Top Ten Assignments to Use the University Writing Center
- Break-Up Texts: Maybe you’ve dated for a week, maybe four years. Either way, the University Writing Center (UWC) can help craft the perfect text that makes it clear that you’re not the bad guy and whatever your boyfriend/girlfriend did is 10 times worse than anything you’ve done.
- Email to Professor to ask for a 50 point bump: I’m looking at you RPTS 324 students. The UWC can even find you the best sad cat GIF to add to the end of the email for a final persuasive plea.
- ChatGPT Prompt: Let’s say you don’t want to get help from a real person but don’t know exactly how ChatGPT works. Not only will the UWC help you come up with prompts, they will also pretend to be a robot, so you don’t have to deal with the labor of talking to someone with real emotions.
- Presentation to convert close friends to Catholicism: Have your attempts to bring them to St. Mary’s proved unfruitful? Come on down, and the UWC will help improve your public speaking abilities and bring the people you love closer to God.
- Foreign Language paper: Don’t worry, they know every language. Even Québécois.

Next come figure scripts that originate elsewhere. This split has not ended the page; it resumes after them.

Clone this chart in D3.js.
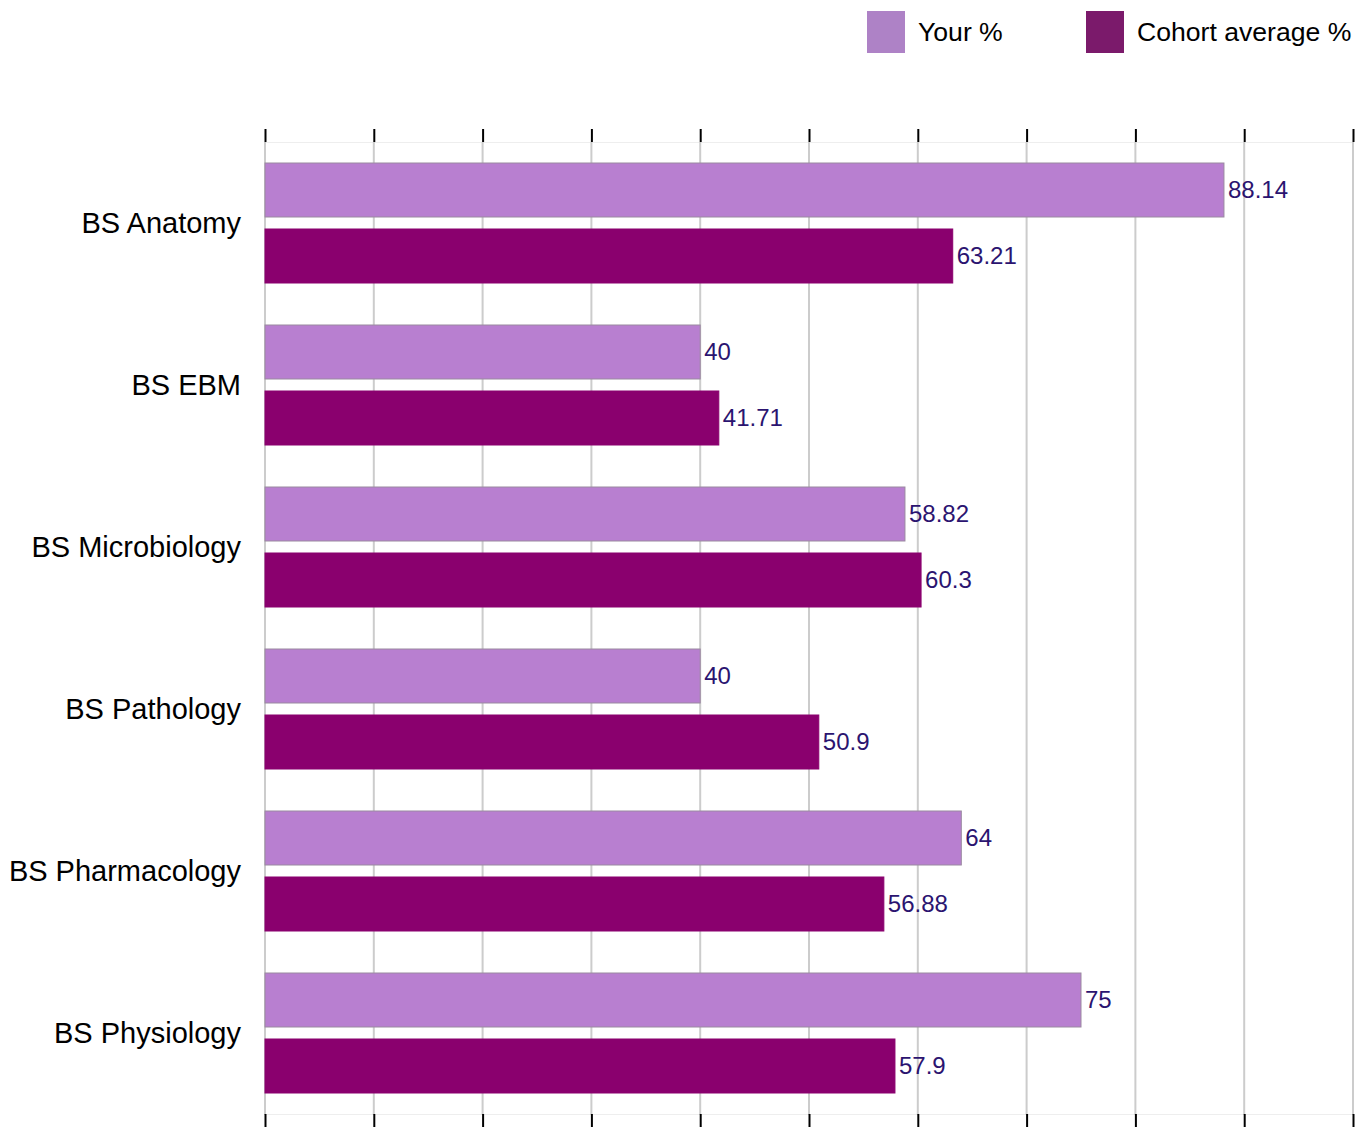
<!DOCTYPE html>
<html><head><meta charset="utf-8">
<script src="https://cdn.jsdelivr.net/npm/d3@7/dist/d3.min.js"></script>
<style>body{margin:0;background:#fff}svg{display:block}text{font-family:"Liberation Sans",Arial,sans-serif}</style>
</head><body><svg id="c" width="1368" height="1127"></svg>
<script>
const categories = ["BS Anatomy","BS EBM","BS Microbiology","BS Pathology","BS Pharmacology","BS Physiology"];
const seriesNames = ["Your %","Cohort average %"];
const yourPct = [88.14, 40, 58.82, 40, 64, 75];
const cohortPct = [63.21, 41.71, 60.3, 50.9, 56.88, 57.9];
const xTicks = [0,10,20,30,40,50,60,70,80,90,100];
const barColors = ["#b87fd0","#8a006e"];
const legendColors = ["#ae82c6","#7b1a6b"];

const svg = d3.select("#c");
const x = d3.scaleLinear().domain([0,100]).range([265,1353]);
const y0 = d3.scaleBand().domain(categories).range([142,1114]).padding(0);
const y1 = d3.scaleBand().domain(seriesNames).range([0,y0.bandwidth()]).paddingInner(12/66).paddingOuter(21/66);

svg.append("line").attr("x1",265).attr("x2",1353).attr("y1",142.5).attr("y2",142.5).attr("stroke","#eeeeee");
svg.append("line").attr("x1",265).attr("x2",1353).attr("y1",1114.5).attr("y2",1114.5).attr("stroke","#eeeeee");

svg.append("g").selectAll("line").data(xTicks).join("line")
  .attr("x1",d=>x(d)).attr("x2",d=>x(d)).attr("y1",142).attr("y2",1115)
  .attr("stroke","#cccccc").attr("stroke-width",2);

const topAxis = d3.axisTop(x).tickValues(xTicks).tickSize(13).tickFormat("");
const botAxis = d3.axisBottom(x).tickValues(xTicks).tickSize(13).tickFormat("");
const gt = svg.append("g").attr("transform","translate(0,142)").call(topAxis);
const gb = svg.append("g").attr("transform","translate(0,1114)").call(botAxis);
[gt,gb].forEach(g=>{g.select(".domain").remove();g.selectAll(".tick line").attr("stroke","#000").attr("stroke-width",2);});

const rows = categories.map((c,i)=>({cat:c, vals:[{s:seriesNames[0],v:yourPct[i]},{s:seriesNames[1],v:cohortPct[i]}]}));
const grp = svg.append("g").selectAll("g").data(rows).join("g")
  .attr("transform",d=>`translate(0,${y0(d.cat)})`);
grp.selectAll("rect").data(d=>d.vals).join("rect")
  .attr("x",x(0)).attr("y",d=>y1(d.s)).attr("width",d=>x(d.v)-x(0)).attr("height",y1.bandwidth())
  .attr("fill",(d,i)=>barColors[i]).attr("stroke",(d,i)=>i===0?"#9a8aa0":"#8a006e").attr("stroke-width",1);
grp.selectAll("text.v").data(d=>d.vals).join("text").attr("class","v")
  .attr("x",d=>x(d.v)+4).attr("y",d=>y1(d.s)+y1.bandwidth()/2).attr("dy","0.35em")
  .attr("font-size",24).attr("fill","#2b1470").text(d=>d.v);

svg.append("g").selectAll("text").data(categories).join("text")
  .attr("x",241).attr("y",d=>y0(d)+y0.bandwidth()/2).attr("dy","0.35em")
  .attr("text-anchor","end").attr("font-size",29).attr("fill","#000").text(d=>d);

const legX = [867,1086];
const leg = svg.append("g").selectAll("g").data(seriesNames).join("g");
leg.append("rect").attr("x",(d,i)=>legX[i]).attr("y",11).attr("width",38).attr("height",42).attr("fill",(d,i)=>legendColors[i]);
leg.append("text").attr("x",(d,i)=>legX[i]+51).attr("y",32).attr("dy","0.35em").attr("font-size",26.6).attr("fill","#000").text(d=>d);
</script></body></html>
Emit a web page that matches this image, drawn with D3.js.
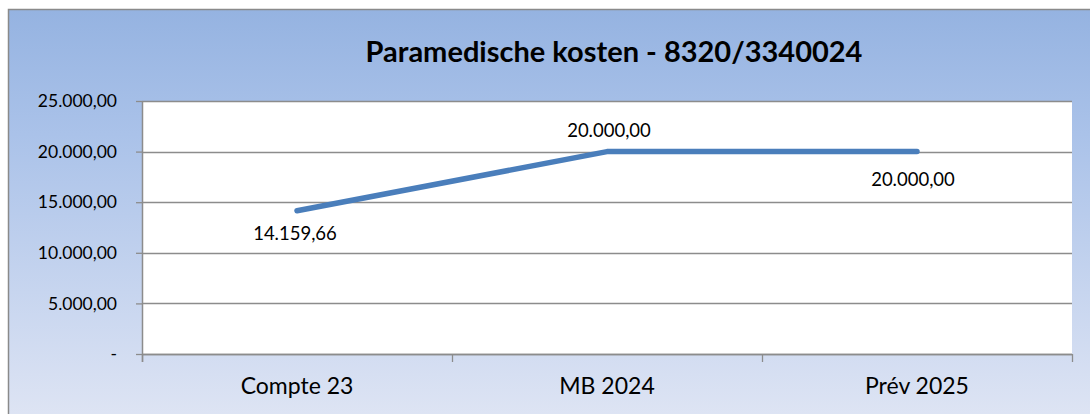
<!DOCTYPE html>
<meta charset="utf-8">
<html>
<head>
  <style>
  body { margin: 0; background: #fff; }
  text { font-family: Lato, "Open Sans", sans-serif; fill: #000; }
  .grid line { stroke: #8c8c8c; stroke-width: 1.3px; }
  </style>
</head>
<body>
  <svg width="1090" height="414"></svg>
</body>
</html>
<script src="https://d3js.org/d3.v7.min.js"></script>
<script>
var categories = ["Compte 23", "MB 2024", "Prév 2025"];
var values = [14159.66, 20000, 20000];
var yTicks = [0, 5000, 10000, 15000, 20000, 25000];
var title = "Paramedische kosten - 8320/3340024";

var svg = d3.select("svg"),
    margin = {top: 101, right: 18, bottom: 60, left: 142},
    width = +svg.attr("width") - margin.left - margin.right,
    height = +svg.attr("height") - margin.top - margin.bottom;

var defs = svg.append("defs");
var grad = defs.append("linearGradient")
    .attr("id", "bg").attr("x1", 0).attr("y1", 0).attr("x2", 0).attr("y2", 1);
grad.append("stop").attr("offset", "0%").attr("stop-color", "#95b3e1");
grad.append("stop").attr("offset", "30%").attr("stop-color", "#aac2e9");
grad.append("stop").attr("offset", "100%").attr("stop-color", "#dfe5f4");

svg.append("rect")
    .attr("x", 8.5).attr("y", 9.5)
    .attr("width", 1090).attr("height", 414)
    .attr("fill", "url(#bg)")
    .attr("stroke", "#8a8a8a")
    .attr("stroke-width", 1.5);

svg.append("text")
    .attr("x", 614).attr("y", 62)
    .attr("text-anchor", "middle")
    .style("font-size", "29px")
    .style("font-weight", "bold")
    .text(title);

var g = svg.append("g").attr("transform", "translate(" + margin.left + "," + margin.top + ")");

var x = d3.scaleBand().domain(categories).range([0, width]);
var y = d3.scaleLinear().domain([0, 25000]).range([height, 0]);

g.append("rect")
    .attr("width", width).attr("height", height)
    .attr("fill", "#fff");

var fmt = function(v) {
  if (v === 0) return "-";
  var s = d3.format(",.2f")(v);
  return s.replace(/,/g, "#").replace(".", ",").replace(/#/g, ".");
};

// horizontal gridlines
g.append("g").attr("class", "grid")
  .selectAll("line").data(yTicks).enter().append("line")
    .attr("x1", 0).attr("x2", width)
    .attr("y1", function(d) { return Math.round(y(d)) + 0.5; })
    .attr("y2", function(d) { return Math.round(y(d)) + 0.5; });

var yAxis = g.append("g")
    .call(d3.axisLeft(y).tickValues(yTicks).tickSize(6).tickPadding(19).tickFormat(fmt));
yAxis.select(".domain").remove();
yAxis.selectAll("line").attr("stroke", "#8c8c8c").attr("stroke-width", 1.3);
yAxis.selectAll("text").style("font-size", "17.5px").attr("fill", "#000");

g.append("line")
    .attr("x1", 0.5).attr("x2", 0.5).attr("y1", 0).attr("y2", height + 8)
    .attr("stroke", "#8c8c8c").attr("stroke-width", 1.5);

// category boundary ticks
var bounds = categories.map(function(c) { return x(c); }).concat([width]);
g.append("g").selectAll("line").data(bounds).enter().append("line")
    .attr("x1", function(d) { return Math.round(d) + 0.5; })
    .attr("x2", function(d) { return Math.round(d) + 0.5; })
    .attr("y1", height).attr("y2", height + 8)
    .attr("stroke", "#8c8c8c").attr("stroke-width", 1.3);

g.append("line")
    .attr("x1", 0).attr("x2", width).attr("y1", height + 0.5).attr("y2", height + 0.5)
    .attr("stroke", "#8c8c8c").attr("stroke-width", 1.5);

g.append("g").selectAll("text").data(categories).enter().append("text")
    .attr("x", function(d) { return x(d) + x.bandwidth() / 2; })
    .attr("y", height + 40)
    .attr("text-anchor", "middle")
    .style("font-size", "23px")
    .text(function(d) { return d; });

var line = d3.line()
    .x(function(d, i) { return x(categories[i]) + x.bandwidth() / 2; })
    .y(function(d) { return y(d); });

g.append("path")
    .datum(values)
    .attr("fill", "none")
    .attr("stroke", "#4a7ebb")
    .attr("stroke-width", 5.5)
    .attr("stroke-linejoin", "round")
    .attr("stroke-linecap", "round")
    .attr("d", line);

var labelDy = [29, -15, 34];
var labelDx = [-2, 2, -4];
g.append("g").selectAll("text").data(values).enter().append("text")
    .attr("x", function(d, i) { return x(categories[i]) + x.bandwidth() / 2 + labelDx[i]; })
    .attr("y", function(d, i) { return y(d) + labelDy[i]; })
    .attr("text-anchor", "middle")
    .style("font-size", "18.5px")
    .text(fmt);
</script>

- Floral Arrangement Project: Sure, just bring in a bunch of random flowers. Go ahead, see what they’ll do. I bet they’ll make an absolute masterpiece. And then you’ll take all of the credit and ruin their chances of ever making it in the floral arrangement business.
- Your love letter to Marcel Reed: They are truly masters of love, and surprisingly ball-knowers, at the UWC.
- Resume: When you are a senior with no experience, no previous jobs, no awards, and no special skills, fear not, they will figure something out (make something up) for you.
- Your enemies to lovers, Ol’ Rock x Notre Dame’s Leprechaun explicit fanfiction: I’m sure they’ll love that.
- Article for the Mugdown: Sometimes even we need help too.
—12th Baby

During an A&M home football game, a beautiful baby was born to the most Redass of parents. While the other babies laid in their cribs and slept, this baby stood proudly on top of its bedding. Doctors said it was a scientific enigma: the first known infant born with fully working legs at the time of birth. The baby stood for two hours, refusing to sit or lay down. As the home football game concluded with an Aggie win over TU, the baby laid down and fell asleep. The baby could not stand anymore no matter how hard doctors tried. That was until it was a week later and the Aggies were playing once more at home. The baby stood up again, earning the name as 12th Baby.